This novel, although classic, did not move me as many other classics do. Several factors contributed to this, including a violation by a blood relative at the beginning of the novel, overly descriptive language describing the land, and the utter helplessness of the heroine. She is completely unable to stand up for herself. A reader will roll his or her eyes many times at Tess's attempt at self-futility, most pointedly during the scene where her husband reacts to her "secret." Some say her final act in this book makes up for the weakness she exhibits throughout, but for me, I didn't think so. Only recommended if you've got a misogynistic streak.
The text is very good, I have not finished the book yet because of lack of time. What I find most irritating about the book is the non margin on inner side of the pages. Almost impossible to read, a constant struggle to keep the book opened wide enough to read. How did the publishers ever get away with being so stingy with paper?
Although the experts deem this to be one of Hardys best novels, I found it to be a slow-moving soap opera: a triangular variation of the Hester Prynne-Rev. Dimmesdale saga, but much longer. In this, our heroine, Tess, seduced by a false dUrberville finally marries a Mr. Claire, the third son of a stalwart preacher, only to be immediately spurned by her new husband. What ensues are the trials and tribulations that she faces after being abandoned. It seems that what deserves forgiveness in the gander holds not for the goose. All this ends abruptly and unexpectedly in the conclusion. Hardy forces the readers imagination early in the story and again throughout; one must read between the lines and fill in the details. Thus, amplification of the seduction is largely in the mind of the reader, as are the fates of Tess and Mr. Claire at the conclusion.
Violated by one man, forsaken by another, Tess Durbeyfield is the magnificent heroine of Thomas Hardy.

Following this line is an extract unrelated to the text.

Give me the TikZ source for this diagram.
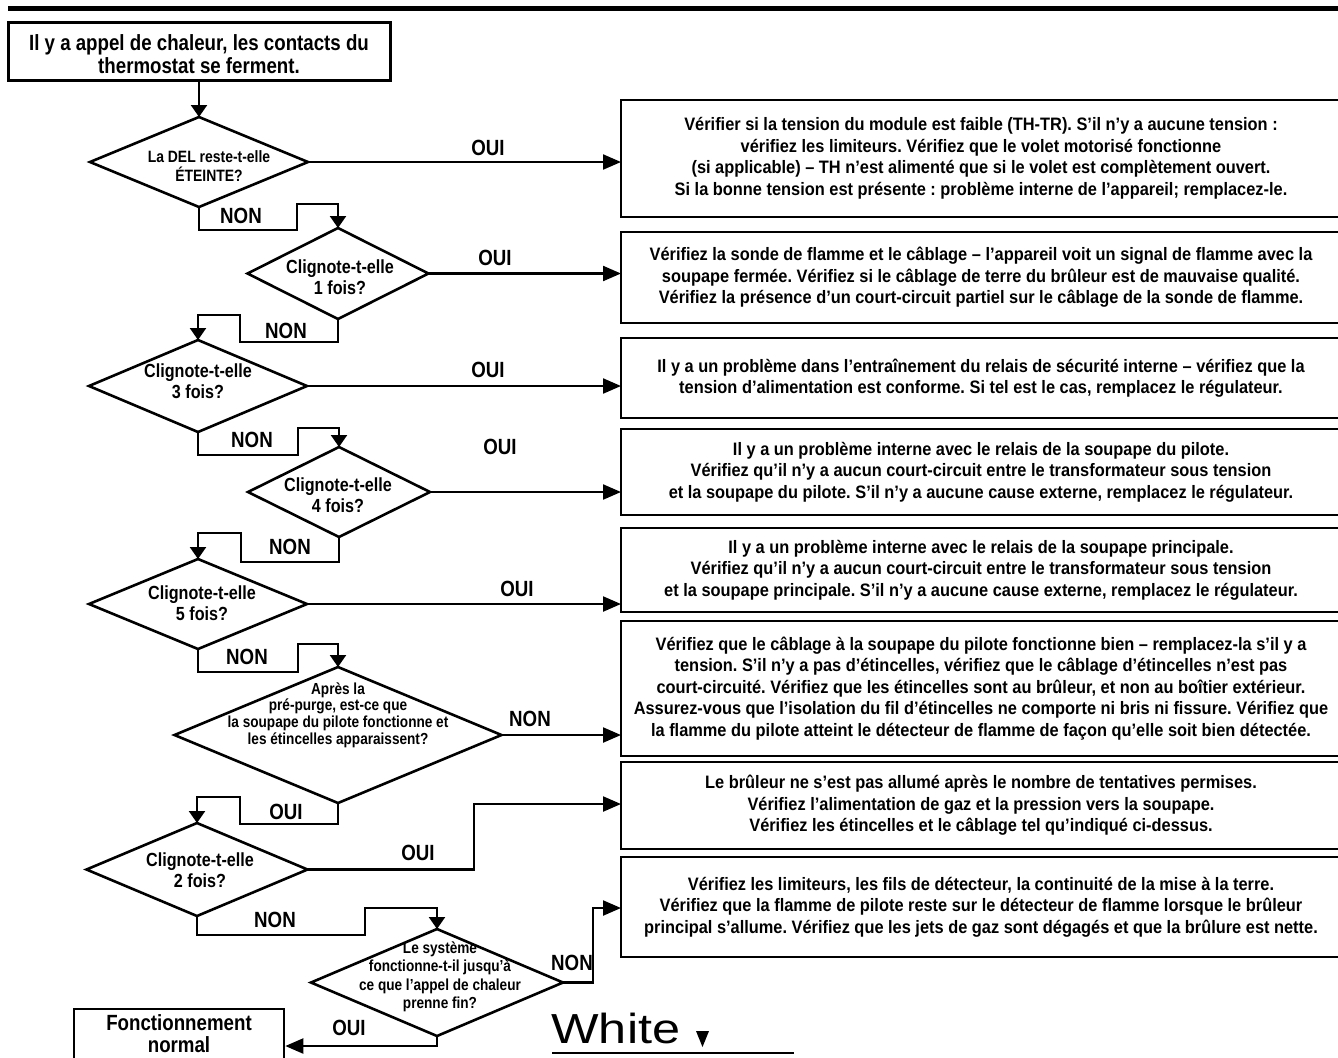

Using the innocent and powerless victim, Tess, he creates profound sympathy for human fraility. This classic is still consider one of the best.
A review from Amazon.com:
Thomas Hardy's Tess of the D'Urbervilles is one of the best stories I've ever read. Its characters, especially Tess herself, are so alive and memorable that they stay in your mind long after you've finished the book. That being said, though, it's also not a novel for the casual reader. This book is so thought-provoking and, ultimately, heartbraking that it can't be easily forgotten, and will more than likely leave you with an overwhelming sadness for a long time afterward. I read a lot, and material with very different subject matters, so I'm not being melodramatic when I say that this book left me extremely choked up, and almost on the verge of tears. For a guy in his mid-20's who never gets emotional, I think that's saying quite a lot. It certainly left me with a lot of respect for the author. The reader comes to care so much about Tess, and agonize over the way her life turns out, that it becomes almost unbearable at times. For a fictional tale to have that effect on a person is quite incredible. Difficult or not, anyone who is interested in reading a brilliant and moving story that deserves to be called a classic should read Tess of the D'Urbervilles.
A beautifully written allegorical insight into changing English mores at a time of great social and economic upheaval. The gross injustice of it through contemporary eyes kept me both angry and intrigued.